Directive:
All the data below goes into the copy word for word, but the pictures don't.

- - - - - - -

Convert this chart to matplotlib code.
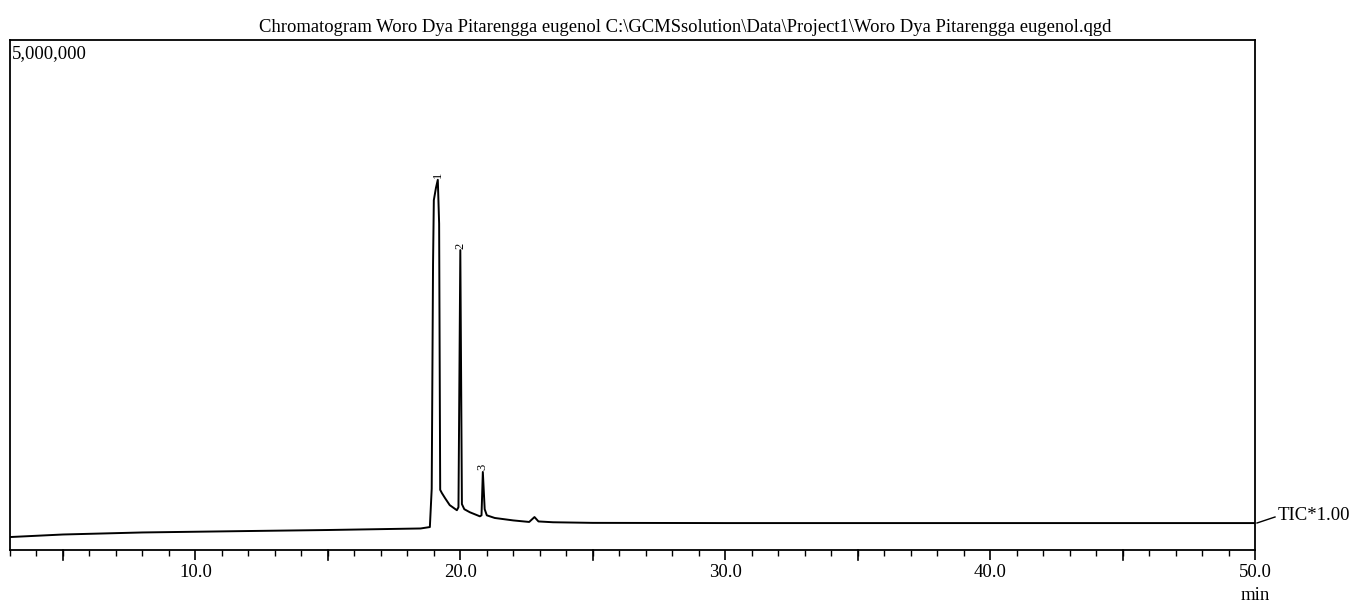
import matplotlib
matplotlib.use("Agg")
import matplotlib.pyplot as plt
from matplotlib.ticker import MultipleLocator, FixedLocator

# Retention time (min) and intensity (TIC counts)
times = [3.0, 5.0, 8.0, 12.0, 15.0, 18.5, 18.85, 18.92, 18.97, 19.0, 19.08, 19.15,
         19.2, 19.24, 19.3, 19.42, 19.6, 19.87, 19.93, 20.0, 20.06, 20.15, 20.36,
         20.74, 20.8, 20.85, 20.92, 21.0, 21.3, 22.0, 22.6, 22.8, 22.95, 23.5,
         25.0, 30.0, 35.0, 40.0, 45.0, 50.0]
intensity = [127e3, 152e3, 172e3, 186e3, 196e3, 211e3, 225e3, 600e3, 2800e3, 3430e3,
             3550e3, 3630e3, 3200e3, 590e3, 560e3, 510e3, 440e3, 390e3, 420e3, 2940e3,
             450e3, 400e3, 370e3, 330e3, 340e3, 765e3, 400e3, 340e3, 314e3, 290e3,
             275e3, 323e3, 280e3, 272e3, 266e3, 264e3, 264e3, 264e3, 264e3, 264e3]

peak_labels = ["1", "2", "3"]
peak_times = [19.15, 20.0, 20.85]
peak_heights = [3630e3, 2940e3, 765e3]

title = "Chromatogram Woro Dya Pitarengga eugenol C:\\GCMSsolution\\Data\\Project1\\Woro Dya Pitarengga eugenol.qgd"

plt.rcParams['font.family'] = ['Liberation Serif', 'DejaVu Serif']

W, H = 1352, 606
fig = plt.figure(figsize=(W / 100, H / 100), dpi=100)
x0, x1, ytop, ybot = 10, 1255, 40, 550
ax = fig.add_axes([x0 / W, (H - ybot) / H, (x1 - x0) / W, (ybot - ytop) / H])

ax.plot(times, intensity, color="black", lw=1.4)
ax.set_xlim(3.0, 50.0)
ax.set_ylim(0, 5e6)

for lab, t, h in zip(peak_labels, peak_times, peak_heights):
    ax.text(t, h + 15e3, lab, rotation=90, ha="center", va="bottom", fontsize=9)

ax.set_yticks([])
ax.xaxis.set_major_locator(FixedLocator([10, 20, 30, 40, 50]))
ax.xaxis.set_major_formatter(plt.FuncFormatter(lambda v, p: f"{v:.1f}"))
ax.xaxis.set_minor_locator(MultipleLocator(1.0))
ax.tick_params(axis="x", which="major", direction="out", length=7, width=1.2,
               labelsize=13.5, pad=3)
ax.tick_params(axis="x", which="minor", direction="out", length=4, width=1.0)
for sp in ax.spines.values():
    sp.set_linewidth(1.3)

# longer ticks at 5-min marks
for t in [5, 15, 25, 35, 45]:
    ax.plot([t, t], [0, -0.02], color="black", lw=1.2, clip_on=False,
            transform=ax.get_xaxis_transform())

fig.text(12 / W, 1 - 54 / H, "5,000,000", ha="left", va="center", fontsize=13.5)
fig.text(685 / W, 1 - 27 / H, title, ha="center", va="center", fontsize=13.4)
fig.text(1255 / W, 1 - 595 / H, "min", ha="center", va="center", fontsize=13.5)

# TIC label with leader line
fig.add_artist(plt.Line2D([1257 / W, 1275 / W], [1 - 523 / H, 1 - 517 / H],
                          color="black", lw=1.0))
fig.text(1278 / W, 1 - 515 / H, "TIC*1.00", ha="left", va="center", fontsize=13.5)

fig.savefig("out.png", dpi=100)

- - - - - - -

Complete response:
Convert this chart to matplotlib code.
import matplotlib
matplotlib.use("Agg")
import matplotlib.pyplot as plt
from matplotlib.ticker import MultipleLocator, FixedLocator

# Retention time (min) and intensity (TIC counts)
times = [3.0, 5.0, 8.0, 12.0, 15.0, 18.5, 18.85, 18.92, 18.97, 19.0, 19.08, 19.15,
         19.2, 19.24, 19.3, 19.42, 19.6, 19.87, 19.93, 20.0, 20.06, 20.15, 20.36,
         20.74, 20.8, 20.85, 20.92, 21.0, 21.3, 22.0, 22.6, 22.8, 22.95, 23.5,
         25.0, 30.0, 35.0, 40.0, 45.0, 50.0]
intensity = [127e3, 152e3, 172e3, 186e3, 196e3, 211e3, 225e3, 600e3, 2800e3, 3430e3,
             3550e3, 3630e3, 3200e3, 590e3, 560e3, 510e3, 440e3, 390e3, 420e3, 2940e3,
             450e3, 400e3, 370e3, 330e3, 340e3, 765e3, 400e3, 340e3, 314e3, 290e3,
             275e3, 323e3, 280e3, 272e3, 266e3, 264e3, 264e3, 264e3, 264e3, 264e3]

peak_labels = ["1", "2", "3"]
peak_times = [19.15, 20.0, 20.85]
peak_heights = [3630e3, 2940e3, 765e3]

title = "Chromatogram Woro Dya Pitarengga eugenol C:\\GCMSsolution\\Data\\Project1\\Woro Dya Pitarengga eugenol.qgd"

plt.rcParams['font.family'] = ['Liberation Serif', 'DejaVu Serif']

W, H = 1352, 606
fig = plt.figure(figsize=(W / 100, H / 100), dpi=100)
x0, x1, ytop, ybot = 10, 1255, 40, 550
ax = fig.add_axes([x0 / W, (H - ybot) / H, (x1 - x0) / W, (ybot - ytop) / H])

ax.plot(times, intensity, color="black", lw=1.4)
ax.set_xlim(3.0, 50.0)
ax.set_ylim(0, 5e6)

for lab, t, h in zip(peak_labels, peak_times, peak_heights):
    ax.text(t, h + 15e3, lab, rotation=90, ha="center", va="bottom", fontsize=9)

ax.set_yticks([])
ax.xaxis.set_major_locator(FixedLocator([10, 20, 30, 40, 50]))
ax.xaxis.set_major_formatter(plt.FuncFormatter(lambda v, p: f"{v:.1f}"))
ax.xaxis.set_minor_locator(MultipleLocator(1.0))
ax.tick_params(axis="x", which="major", direction="out", length=7, width=1.2,
               labelsize=13.5, pad=3)
ax.tick_params(axis="x", which="minor", direction="out", length=4, width=1.0)
for sp in ax.spines.values():
    sp.set_linewidth(1.3)

# longer ticks at 5-min marks
for t in [5, 15, 25, 35, 45]:
    ax.plot([t, t], [0, -0.02], color="black", lw=1.2, clip_on=False,
            transform=ax.get_xaxis_transform())

fig.text(12 / W, 1 - 54 / H, "5,000,000", ha="left", va="center", fontsize=13.5)
fig.text(685 / W, 1 - 27 / H, title, ha="center", va="center", fontsize=13.4)
fig.text(1255 / W, 1 - 595 / H, "min", ha="center", va="center", fontsize=13.5)

# TIC label with leader line
fig.add_artist(plt.Line2D([1257 / W, 1275 / W], [1 - 523 / H, 1 - 517 / H],
                          color="black", lw=1.0))
fig.text(1278 / W, 1 - 515 / H, "TIC*1.00", ha="left", va="center", fontsize=13.5)

fig.savefig("out.png", dpi=100)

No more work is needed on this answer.